The real problem here is that this "mini-proof" that no real gas (i.e., no a and b coefficients) are able to be "bellow" the ideal gas in the Pb/Pm X Pm graph. I would accept it fine if I hadn't seen a graph in which H2 really happens to be bellow that of ideal gas, i.e., it's a straight line going down.

The graph is available in the fifth edition of the Halliday & Resnick & Walker book "Fundamentals of Physics", in the 21th chapter.

How is it possible then for a gas to be bellow the ideal gas in a curve? And why is the preceding equation not valid?

Last edited: Mar 11, 2008
3. Mar 14, 2008

### Astronauta

I talked to a teacher of mine these days, and he argued that the reason H2 is bellow Ideal gas in the Pb/Pm X Pm graph (assuming it does as shown in the Halliday 5th edition book) has something to do with it's low mass and so low ability to transfer momentum between its particles.

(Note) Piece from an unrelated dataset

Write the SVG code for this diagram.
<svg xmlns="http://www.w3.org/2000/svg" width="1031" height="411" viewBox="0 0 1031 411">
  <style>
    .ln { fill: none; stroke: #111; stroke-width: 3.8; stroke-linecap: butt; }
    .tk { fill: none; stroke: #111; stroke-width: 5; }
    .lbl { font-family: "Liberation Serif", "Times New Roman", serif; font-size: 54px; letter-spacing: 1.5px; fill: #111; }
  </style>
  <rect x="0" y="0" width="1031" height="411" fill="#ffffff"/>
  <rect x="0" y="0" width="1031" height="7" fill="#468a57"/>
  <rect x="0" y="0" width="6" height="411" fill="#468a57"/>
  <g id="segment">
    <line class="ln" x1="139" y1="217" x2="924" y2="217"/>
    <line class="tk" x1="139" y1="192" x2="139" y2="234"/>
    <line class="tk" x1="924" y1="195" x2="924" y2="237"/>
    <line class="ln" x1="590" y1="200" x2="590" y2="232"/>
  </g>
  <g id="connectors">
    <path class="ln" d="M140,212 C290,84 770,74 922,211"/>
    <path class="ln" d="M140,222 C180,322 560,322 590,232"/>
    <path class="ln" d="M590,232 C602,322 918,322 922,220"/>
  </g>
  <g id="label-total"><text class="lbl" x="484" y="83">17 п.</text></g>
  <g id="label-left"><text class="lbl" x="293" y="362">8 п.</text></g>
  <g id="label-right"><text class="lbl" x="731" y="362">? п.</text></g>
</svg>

He said that since hydrogen has a low "inertial mass" and a greater "electromagnetic independence", Pb is less sensible to the change in mass of the gas than Pm, since hydrogen already has a greater individual independence among its particles. He also said that the only thing able to account for it would be quantum mechanics, and so the van der Waals equation would not work in this case.

In class he also argued about an "aggregation state" of H2 gas in higher pressures, so that when it gets less mols of particles we increase the distance between particles and the aggregation energy is somewhat released.

I don't quite buy that explanation, since it's too much "conceptual based" and cannot be well translated into plotting a graph, at least not without quantum physics. Since I don't know how to work with it, it's like just saying "the explanation is far too advanced", and so I can't argue back.

I guess that maybe some of you may have something to say on this subject? I bet many do have the Halliday book I talked earlier, so are aware of the graph I'm talking about.

Perhaps it would be better to move this topic into the thermodynamics section?

4. Mar 15, 2008

### Staff: Mentor

That would make sense to me. The ideal gas equation is derived assuming non-interacting point particles. A real gas molecule cannot have less volume than a point and it cannot interact less than non-interacting! The only complication I could see is the extra degrees of freedome in a real molecule, and I don't know how that would affect things.